## WHAT YOU HAVE TO DO:
Please transcribe the data below exactly. Leave the pictures out.

## MATERIAL:
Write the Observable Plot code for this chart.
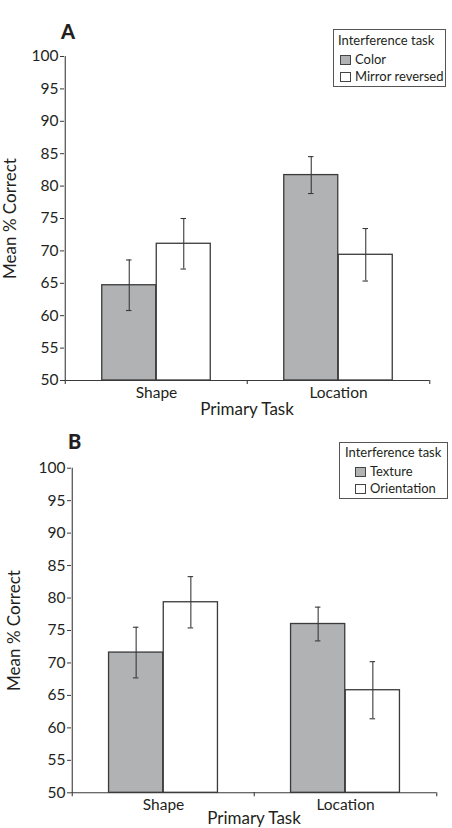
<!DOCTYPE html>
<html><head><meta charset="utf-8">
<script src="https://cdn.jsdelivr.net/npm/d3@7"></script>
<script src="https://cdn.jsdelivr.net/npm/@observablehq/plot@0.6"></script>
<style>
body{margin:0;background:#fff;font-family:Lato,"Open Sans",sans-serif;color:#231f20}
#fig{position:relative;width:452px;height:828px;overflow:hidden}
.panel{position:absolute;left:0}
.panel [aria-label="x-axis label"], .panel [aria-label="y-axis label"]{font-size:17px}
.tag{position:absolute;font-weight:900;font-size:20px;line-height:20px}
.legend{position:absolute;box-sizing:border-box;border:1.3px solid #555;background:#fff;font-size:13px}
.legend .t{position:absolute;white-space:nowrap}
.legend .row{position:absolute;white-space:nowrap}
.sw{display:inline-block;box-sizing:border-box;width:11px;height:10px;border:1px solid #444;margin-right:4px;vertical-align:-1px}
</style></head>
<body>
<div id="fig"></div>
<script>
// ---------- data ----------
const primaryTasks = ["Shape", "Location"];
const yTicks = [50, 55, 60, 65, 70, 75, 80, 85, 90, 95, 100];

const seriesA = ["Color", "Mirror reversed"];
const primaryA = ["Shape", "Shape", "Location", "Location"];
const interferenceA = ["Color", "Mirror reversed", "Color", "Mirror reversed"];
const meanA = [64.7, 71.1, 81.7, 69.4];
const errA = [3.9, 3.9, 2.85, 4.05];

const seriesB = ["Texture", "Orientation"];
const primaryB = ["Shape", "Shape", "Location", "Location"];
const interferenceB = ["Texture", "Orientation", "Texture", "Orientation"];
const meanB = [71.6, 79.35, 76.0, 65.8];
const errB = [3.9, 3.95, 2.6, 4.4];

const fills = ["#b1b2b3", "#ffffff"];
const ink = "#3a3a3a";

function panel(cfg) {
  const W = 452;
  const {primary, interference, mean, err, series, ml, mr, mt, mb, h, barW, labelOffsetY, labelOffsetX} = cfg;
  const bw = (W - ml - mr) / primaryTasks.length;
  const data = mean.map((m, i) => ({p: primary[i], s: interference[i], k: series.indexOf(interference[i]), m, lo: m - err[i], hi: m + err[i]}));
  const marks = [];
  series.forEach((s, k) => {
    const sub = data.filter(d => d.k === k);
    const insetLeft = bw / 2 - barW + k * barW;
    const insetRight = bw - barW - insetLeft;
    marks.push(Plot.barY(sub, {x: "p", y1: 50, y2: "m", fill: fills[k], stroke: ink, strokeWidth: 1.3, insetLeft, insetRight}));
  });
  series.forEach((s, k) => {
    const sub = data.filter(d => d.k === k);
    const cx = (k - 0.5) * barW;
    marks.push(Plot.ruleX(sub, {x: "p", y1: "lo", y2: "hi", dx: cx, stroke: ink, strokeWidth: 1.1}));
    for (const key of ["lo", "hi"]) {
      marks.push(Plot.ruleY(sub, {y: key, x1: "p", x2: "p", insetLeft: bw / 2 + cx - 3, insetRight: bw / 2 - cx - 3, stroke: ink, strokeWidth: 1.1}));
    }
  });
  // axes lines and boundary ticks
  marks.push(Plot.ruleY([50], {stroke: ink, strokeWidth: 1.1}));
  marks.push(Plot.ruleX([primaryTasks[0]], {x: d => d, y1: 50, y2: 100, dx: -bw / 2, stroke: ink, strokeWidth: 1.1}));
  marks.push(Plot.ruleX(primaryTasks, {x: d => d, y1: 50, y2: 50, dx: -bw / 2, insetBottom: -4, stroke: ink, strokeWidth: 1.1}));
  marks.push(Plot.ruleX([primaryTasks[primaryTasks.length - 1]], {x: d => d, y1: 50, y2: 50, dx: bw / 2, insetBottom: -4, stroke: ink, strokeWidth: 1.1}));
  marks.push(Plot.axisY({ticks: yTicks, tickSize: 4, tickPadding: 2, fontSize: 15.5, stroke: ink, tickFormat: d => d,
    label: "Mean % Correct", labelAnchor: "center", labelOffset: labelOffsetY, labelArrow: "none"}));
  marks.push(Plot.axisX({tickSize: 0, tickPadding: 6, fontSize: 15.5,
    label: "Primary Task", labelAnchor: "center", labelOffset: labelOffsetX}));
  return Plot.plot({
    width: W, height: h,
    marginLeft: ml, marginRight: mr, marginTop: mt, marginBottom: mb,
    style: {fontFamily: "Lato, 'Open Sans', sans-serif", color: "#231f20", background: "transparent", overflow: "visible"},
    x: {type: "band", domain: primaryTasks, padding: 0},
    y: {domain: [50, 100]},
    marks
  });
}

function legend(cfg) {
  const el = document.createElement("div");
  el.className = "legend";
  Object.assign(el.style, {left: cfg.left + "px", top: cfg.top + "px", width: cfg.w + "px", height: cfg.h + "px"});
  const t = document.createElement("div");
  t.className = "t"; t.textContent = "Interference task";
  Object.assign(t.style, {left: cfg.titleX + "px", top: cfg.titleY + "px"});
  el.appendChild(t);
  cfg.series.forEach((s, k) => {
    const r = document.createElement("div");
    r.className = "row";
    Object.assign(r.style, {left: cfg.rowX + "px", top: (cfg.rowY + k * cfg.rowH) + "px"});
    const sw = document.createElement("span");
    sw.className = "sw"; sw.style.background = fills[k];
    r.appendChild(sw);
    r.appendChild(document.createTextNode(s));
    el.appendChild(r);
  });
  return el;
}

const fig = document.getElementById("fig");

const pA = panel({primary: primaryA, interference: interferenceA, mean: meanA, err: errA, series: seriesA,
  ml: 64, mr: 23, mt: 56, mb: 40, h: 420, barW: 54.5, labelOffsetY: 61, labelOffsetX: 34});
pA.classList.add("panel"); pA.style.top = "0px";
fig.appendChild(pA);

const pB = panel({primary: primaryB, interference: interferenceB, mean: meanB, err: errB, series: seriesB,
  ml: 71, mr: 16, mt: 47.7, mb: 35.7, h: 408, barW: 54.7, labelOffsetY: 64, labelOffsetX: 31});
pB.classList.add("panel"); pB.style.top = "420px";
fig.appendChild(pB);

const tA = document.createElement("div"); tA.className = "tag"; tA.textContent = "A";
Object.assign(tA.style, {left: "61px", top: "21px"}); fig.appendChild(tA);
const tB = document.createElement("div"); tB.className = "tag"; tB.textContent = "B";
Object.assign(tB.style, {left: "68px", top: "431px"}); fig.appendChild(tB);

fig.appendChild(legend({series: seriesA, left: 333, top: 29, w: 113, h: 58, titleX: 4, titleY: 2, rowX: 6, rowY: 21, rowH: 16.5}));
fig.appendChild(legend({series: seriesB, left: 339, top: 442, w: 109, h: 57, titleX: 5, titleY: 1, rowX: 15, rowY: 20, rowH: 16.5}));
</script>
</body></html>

## SOLVED PROBLEM:
Write the Observable Plot code for this chart.
<!DOCTYPE html>
<html><head><meta charset="utf-8">
<script src="https://cdn.jsdelivr.net/npm/d3@7"></script>
<script src="https://cdn.jsdelivr.net/npm/@observablehq/plot@0.6"></script>
<style>
body{margin:0;background:#fff;font-family:Lato,"Open Sans",sans-serif;color:#231f20}
#fig{position:relative;width:452px;height:828px;overflow:hidden}
.panel{position:absolute;left:0}
.panel [aria-label="x-axis label"], .panel [aria-label="y-axis label"]{font-size:17px}
.tag{position:absolute;font-weight:900;font-size:20px;line-height:20px}
.legend{position:absolute;box-sizing:border-box;border:1.3px solid #555;background:#fff;font-size:13px}
.legend .t{position:absolute;white-space:nowrap}
.legend .row{position:absolute;white-space:nowrap}
.sw{display:inline-block;box-sizing:border-box;width:11px;height:10px;border:1px solid #444;margin-right:4px;vertical-align:-1px}
</style></head>
<body>
<div id="fig"></div>
<script>
// ---------- data ----------
const primaryTasks = ["Shape", "Location"];
const yTicks = [50, 55, 60, 65, 70, 75, 80, 85, 90, 95, 100];

const seriesA = ["Color", "Mirror reversed"];
const primaryA = ["Shape", "Shape", "Location", "Location"];
const interferenceA = ["Color", "Mirror reversed", "Color", "Mirror reversed"];
const meanA = [64.7, 71.1, 81.7, 69.4];
const errA = [3.9, 3.9, 2.85, 4.05];

const seriesB = ["Texture", "Orientation"];
const primaryB = ["Shape", "Shape", "Location", "Location"];
const interferenceB = ["Texture", "Orientation", "Texture", "Orientation"];
const meanB = [71.6, 79.35, 76.0, 65.8];
const errB = [3.9, 3.95, 2.6, 4.4];

const fills = ["#b1b2b3", "#ffffff"];
const ink = "#3a3a3a";

function panel(cfg) {
  const W = 452;
  const {primary, interference, mean, err, series, ml, mr, mt, mb, h, barW, labelOffsetY, labelOffsetX} = cfg;
  const bw = (W - ml - mr) / primaryTasks.length;
  const data = mean.map((m, i) => ({p: primary[i], s: interference[i], k: series.indexOf(interference[i]), m, lo: m - err[i], hi: m + err[i]}));
  const marks = [];
  series.forEach((s, k) => {
    const sub = data.filter(d => d.k === k);
    const insetLeft = bw / 2 - barW + k * barW;
    const insetRight = bw - barW - insetLeft;
    marks.push(Plot.barY(sub, {x: "p", y1: 50, y2: "m", fill: fills[k], stroke: ink, strokeWidth: 1.3, insetLeft, insetRight}));
  });
  series.forEach((s, k) => {
    const sub = data.filter(d => d.k === k);
    const cx = (k - 0.5) * barW;
    marks.push(Plot.ruleX(sub, {x: "p", y1: "lo", y2: "hi", dx: cx, stroke: ink, strokeWidth: 1.1}));
    for (const key of ["lo", "hi"]) {
      marks.push(Plot.ruleY(sub, {y: key, x1: "p", x2: "p", insetLeft: bw / 2 + cx - 3, insetRight: bw / 2 - cx - 3, stroke: ink, strokeWidth: 1.1}));
    }
  });
  // axes lines and boundary ticks
  marks.push(Plot.ruleY([50], {stroke: ink, strokeWidth: 1.1}));
  marks.push(Plot.ruleX([primaryTasks[0]], {x: d => d, y1: 50, y2: 100, dx: -bw / 2, stroke: ink, strokeWidth: 1.1}));
  marks.push(Plot.ruleX(primaryTasks, {x: d => d, y1: 50, y2: 50, dx: -bw / 2, insetBottom: -4, stroke: ink, strokeWidth: 1.1}));
  marks.push(Plot.ruleX([primaryTasks[primaryTasks.length - 1]], {x: d => d, y1: 50, y2: 50, dx: bw / 2, insetBottom: -4, stroke: ink, strokeWidth: 1.1}));
  marks.push(Plot.axisY({ticks: yTicks, tickSize: 4, tickPadding: 2, fontSize: 15.5, stroke: ink, tickFormat: d => d,
    label: "Mean % Correct", labelAnchor: "center", labelOffset: labelOffsetY, labelArrow: "none"}));
  marks.push(Plot.axisX({tickSize: 0, tickPadding: 6, fontSize: 15.5,
    label: "Primary Task", labelAnchor: "center", labelOffset: labelOffsetX}));
  return Plot.plot({
    width: W, height: h,
    marginLeft: ml, marginRight: mr, marginTop: mt, marginBottom: mb,
    style: {fontFamily: "Lato, 'Open Sans', sans-serif", color: "#231f20", background: "transparent", overflow: "visible"},
    x: {type: "band", domain: primaryTasks, padding: 0},
    y: {domain: [50, 100]},
    marks
  });
}

function legend(cfg) {
  const el = document.createElement("div");
  el.className = "legend";
  Object.assign(el.style, {left: cfg.left + "px", top: cfg.top + "px", width: cfg.w + "px", height: cfg.h + "px"});
  const t = document.createElement("div");
  t.className = "t"; t.textContent = "Interference task";
  Object.assign(t.style, {left: cfg.titleX + "px", top: cfg.titleY + "px"});
  el.appendChild(t);
  cfg.series.forEach((s, k) => {
    const r = document.createElement("div");
    r.className = "row";
    Object.assign(r.style, {left: cfg.rowX + "px", top: (cfg.rowY + k * cfg.rowH) + "px"});
    const sw = document.createElement("span");
    sw.className = "sw"; sw.style.background = fills[k];
    r.appendChild(sw);
    r.appendChild(document.createTextNode(s));
    el.appendChild(r);
  });
  return el;
}

const fig = document.getElementById("fig");

const pA = panel({primary: primaryA, interference: interferenceA, mean: meanA, err: errA, series: seriesA,
  ml: 64, mr: 23, mt: 56, mb: 40, h: 420, barW: 54.5, labelOffsetY: 61, labelOffsetX: 34});
pA.classList.add("panel"); pA.style.top = "0px";
fig.appendChild(pA);

const pB = panel({primary: primaryB, interference: interferenceB, mean: meanB, err: errB, series: seriesB,
  ml: 71, mr: 16, mt: 47.7, mb: 35.7, h: 408, barW: 54.7, labelOffsetY: 64, labelOffsetX: 31});
pB.classList.add("panel"); pB.style.top = "420px";
fig.appendChild(pB);

const tA = document.createElement("div"); tA.className = "tag"; tA.textContent = "A";
Object.assign(tA.style, {left: "61px", top: "21px"}); fig.appendChild(tA);
const tB = document.createElement("div"); tB.className = "tag"; tB.textContent = "B";
Object.assign(tB.style, {left: "68px", top: "431px"}); fig.appendChild(tB);

fig.appendChild(legend({series: seriesA, left: 333, top: 29, w: 113, h: 58, titleX: 4, titleY: 2, rowX: 6, rowY: 21, rowH: 16.5}));
fig.appendChild(legend({series: seriesB, left: 339, top: 442, w: 109, h: 57, titleX: 5, titleY: 1, rowX: 15, rowY: 20, rowH: 16.5}));
</script>
</body></html>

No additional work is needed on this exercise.